Go on, ECO will wait for you to try…

…don’t worry, we’re still here.

Ah, yes, dear delegate, welcome back. Don’t worry, we’re here for you. We understand. Or did you get there? If so, kudos! ECO wouldn’t be surprised if you gave up in frustration, though. Or hurl your mobile device in exasperation. Or worse, your laptop.

It seems the UNFCCC web team has not yet understood that loss and damage is now, in this post-Paris world, wholly separate to and distinct from adaptation and worthy of being found in its separate section, rather than hidden in the bowels of the website, only to be discovered via an interminable set of clicks. After all, if loss and damage has graduated to its own Article in the Paris Agreement, surely it can graduate to its own link on the left hand menu of the website.

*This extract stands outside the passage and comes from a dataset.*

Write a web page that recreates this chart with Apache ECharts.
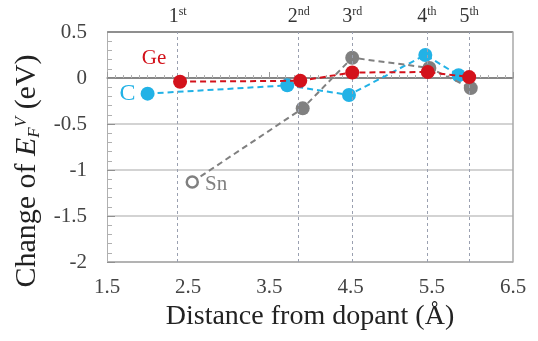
<!DOCTYPE html>
<html>
<head>
<meta charset="utf-8">
<script src="https://cdn.jsdelivr.net/npm/echarts@6/dist/echarts.min.js"></script>
<style>html,body{margin:0;padding:0;background:#fff;}#c{width:538px;height:341px;}</style>
</head>
<body>
<div id="c"></div>
<script>
// ---- data ----
var C_x  = [2.00, 3.72, 4.48, 5.42, 5.83];
var C_y  = [-0.17, -0.08, -0.185, 0.25, 0.03];
var Ge_x = [2.40, 3.88, 4.52, 5.45, 5.96];
var Ge_y = [-0.04, -0.03, 0.06, 0.065, 0.01];
var Sn_x = [2.55, 3.91, 4.52, 5.47, 5.98];
var Sn_y = [-1.13, -0.33, 0.22, 0.11, -0.11];
var shellX = [2.37, 3.86, 4.52, 5.44, 5.96];
var shellNum = ['1', '2', '3', '4', '5'];
var shellSuf = ['st', 'nd', 'rd', 'th', 'th'];
var xTicks = [1.5, 2.5, 3.5, 4.5, 5.5, 6.5];
var yTicks = [-2, -1.5, -1, -0.5, 0, 0.5];

var FONT = "Liberation Serif";
var RED = '#d3121b', CYAN = '#22b2e6', GRAY = '#808080';

function pairs(xs, ys) { return xs.map(function (x, i) { return [x, ys[i]]; }); }

var cData = pairs(C_x, C_y);
cData[0] = { value: cData[0], label: { show: true, position: 'left', distance: 5, formatter: 'C', color: CYAN, fontSize: 24, fontFamily: FONT } };
var geData = pairs(Ge_x, Ge_y);
geData[0] = { value: geData[0], label: { show: true, position: 'top', offset: [-26, 0], distance: 6, formatter: 'Ge', color: RED, fontSize: 21, fontFamily: FONT } };
var snData = pairs(Sn_x, Sn_y);
snData[0] = { value: snData[0], symbolSize: 11,
  itemStyle: { color: '#fff', borderColor: GRAY, borderWidth: 2.5 },
  label: { show: true, position: 'right', distance: 6, offset: [0, 3], formatter: 'Sn', color: GRAY, fontSize: 21, fontFamily: FONT } };

var tickRich = { t: { fontFamily: FONT, fontSize: 21, color: '#444' } };

var chart = echarts.init(document.getElementById('c'), null, { renderer: 'canvas' });
chart.setOption({
  animation: false,
  backgroundColor: '#fff',
  textStyle: { fontFamily: FONT },
  grid: { left: 107, right: 25, top: 32, bottom: 79, outerBoundsMode: 'none', containLabel: false },
  xAxis: {
    type: 'value', min: xTicks[0], max: xTicks[xTicks.length - 1], interval: 1,
    name: 'Distance from dopant (Å)', nameLocation: 'middle', nameGap: 36,
    nameTextStyle: { fontFamily: FONT, fontSize: 28, color: '#222' },
    axisLine: { show: true, lineStyle: { color: '#9a9a9a', width: 1.5 } },
    axisTick: { show: true, inside: true, length: 6, lineStyle: { color: '#9a9a9a' } },
    minorTick: { show: true, splitNumber: 10, length: 3, lineStyle: { color: '#b0b0b0' } },
    splitLine: { show: false },
    axisLabel: { fontFamily: FONT, fontSize: 21, color: '#444', margin: 15, rich: tickRich,
      formatter: function (v) { return '{t|' + v.toFixed(1) + '}'; } }
  },
  yAxis: [{
    type: 'value', min: yTicks[0], max: yTicks[yTicks.length - 1], interval: 0.5,
    name: 'Change of {i|E}{sub|F}{sup|V} (eV)', nameLocation: 'middle', nameGap: 72,
    nameTextStyle: { fontFamily: FONT, fontSize: 30, color: '#222', padding: [0, 48, 0, 0], verticalAlign: 'middle',
      rich: {
        i: { fontFamily: FONT, fontSize: 30, fontStyle: 'italic', color: '#222', verticalAlign: 'middle' },
        sub: { fontFamily: FONT, fontSize: 17, fontStyle: 'italic', color: '#222', verticalAlign: 'middle', padding: [14, 0, 0, 0] },
        sup: { fontFamily: FONT, fontSize: 17, fontStyle: 'italic', color: '#222', verticalAlign: 'middle', padding: [0, 0, 12, 0] }
      } },
    axisLine: { show: true, lineStyle: { color: '#b0b0b0', width: 1 } },
    axisTick: { show: true, inside: true, length: 8, lineStyle: { color: '#909090' } },
    minorTick: { show: true, splitNumber: 5, length: 5, lineStyle: { color: '#b0b0b0' } },
    splitLine: { show: true, lineStyle: { color: ['#9a9a9a', '#c4c4c4', '#c4c4c4', '#c4c4c4', '#111111', '#6a6a6a'], width: 1.6 } },
    axisLabel: { fontFamily: FONT, fontSize: 21, color: '#444', margin: 20, rich: tickRich,
      formatter: function (v) { return '{t|' + String(v) + '}'; } }
  }, {
    type: 'value', min: yTicks[0], max: yTicks[yTicks.length - 1], interval: 0.5, position: 'right',
    axisLine: { show: true, lineStyle: { color: '#a8a8a8', width: 1.5 } },
    axisTick: { show: false }, axisLabel: { show: false }, splitLine: { show: false }
  }],
  series: [
    {
      type: 'line', data: [], silent: true,
      markLine: {
        symbol: ['none', 'none'], silent: true,
        lineStyle: { type: [3, 3], color: '#9aa0b0', width: 1 },
        label: {
          show: true, position: 'end', distance: 4,
          formatter: function (p) { return shellNum[p.dataIndex] + '{s|' + shellSuf[p.dataIndex] + '}'; },
          fontFamily: FONT, fontSize: 20, color: '#333',
          rich: { s: { fontFamily: FONT, fontSize: 12, color: '#333', verticalAlign: 'top', lineHeight: 22, padding: [0, 0, 8, 0] } }
        },
        data: shellX.map(function (x) { return { xAxis: x }; })
      }
    },
    {
      name: 'C', type: 'line', data: cData, symbol: 'circle', symbolSize: 14,
      itemStyle: { color: CYAN, borderWidth: 0 },
      lineStyle: { color: CYAN, width: 2, type: [6, 4] }, z: 3
    },
    {
      name: 'Sn', type: 'line', data: snData, symbol: 'circle', symbolSize: 14,
      itemStyle: { color: GRAY, borderWidth: 0 },
      lineStyle: { color: GRAY, width: 2, type: [6, 4] }, z: 4
    },
    {
      name: 'Ge', type: 'line', data: geData, symbol: 'circle', symbolSize: 14,
      itemStyle: { color: RED, borderWidth: 0 },
      lineStyle: { color: RED, width: 2, type: [6, 4] }, z: 5
    }
  ]
});
</script>
</body>
</html>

First Rule of Holes: When You’re in One, Stop Digging

Now that the Paris Agreement has been signed by 193 parties and ratified by over 100, one message is very clear: the era of fossil fuels is over. But it seems that not everyone has gotten the message. In many countries, the coal lobby stubbornly believes it can delay the inevitable.

Let’s take Brazil as an example. Brazil likes to boast about being a climate champion. But its Congress just approved a billion-dollar subsidy to the coal industry. Equally problematic, this comes at a time when coal represents less than 5% of electricity generation in Brazil, but over 20% of emissions. Has anyone in the Brazilian Congress done the maths?

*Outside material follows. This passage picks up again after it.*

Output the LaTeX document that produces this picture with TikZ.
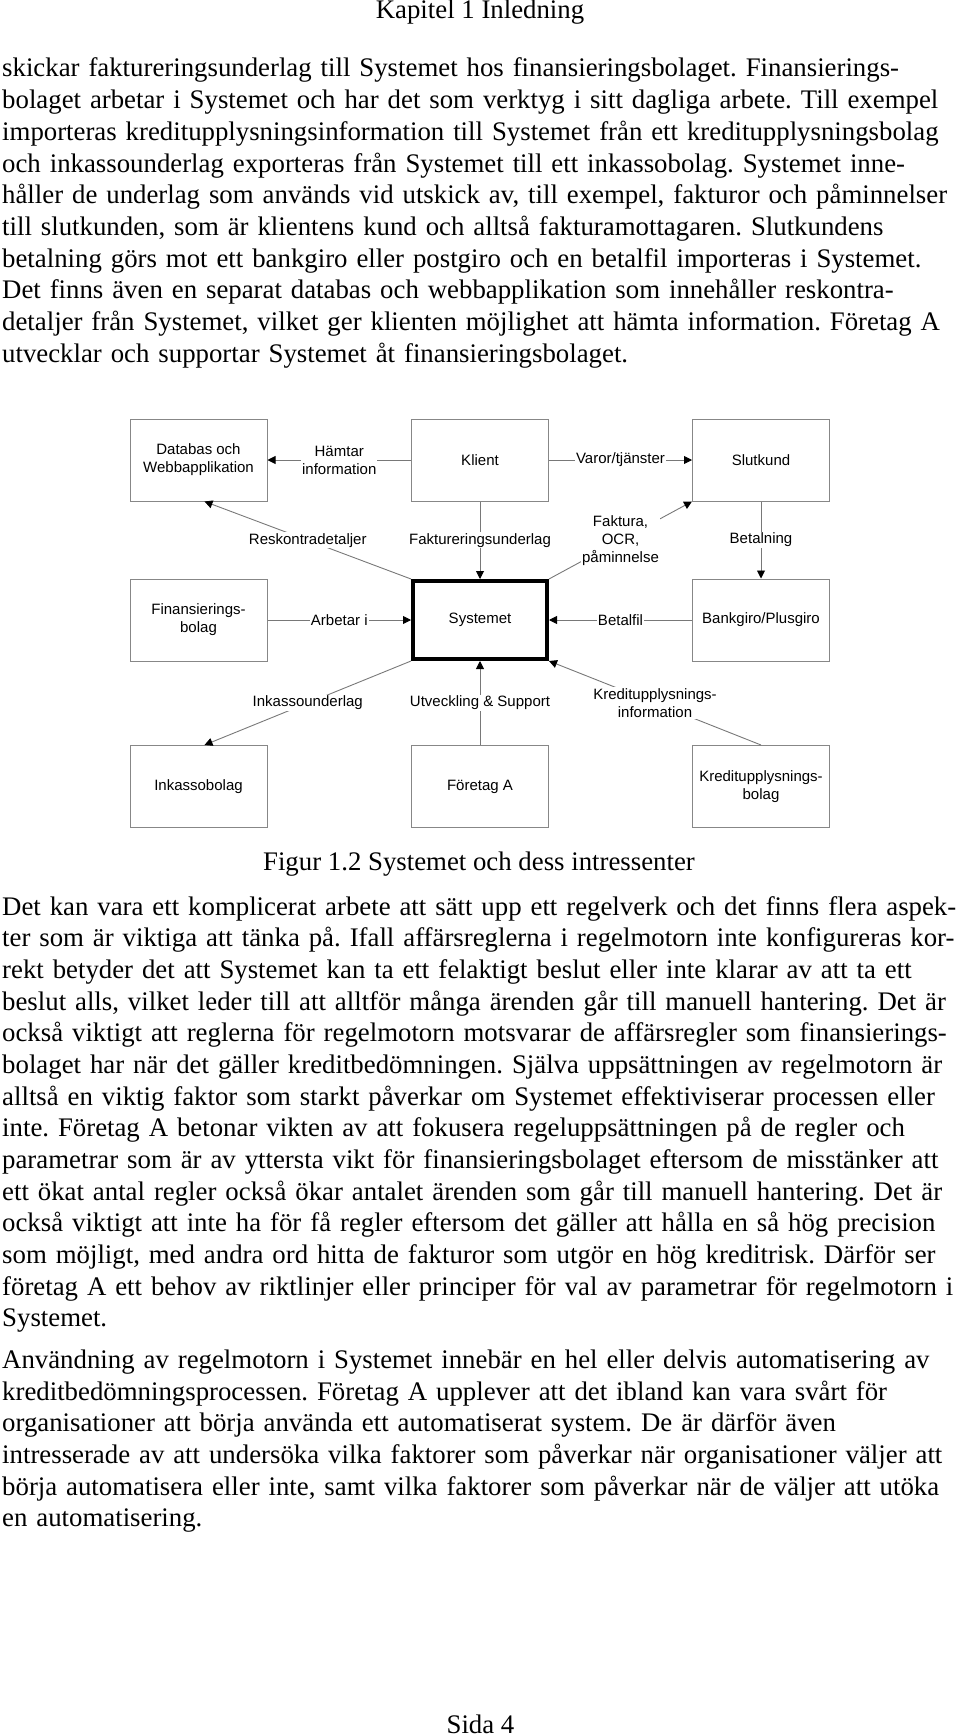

The coal industry spends a fortune on lobbying. But President Temer now has the chance to veto this subsidy, as tens of thousands of Brazilians have urged him to do. The world is watching closely, and expects meaningful action from a country that could otherwise be one of the first to reach 100% renewables.

But it’s not only Brazil where coal still dreams of a future. Forbes Magazine recently described Japan as having a “renewed love affair with coal”, with over 40 new plants being built, planned or proposed before 2020.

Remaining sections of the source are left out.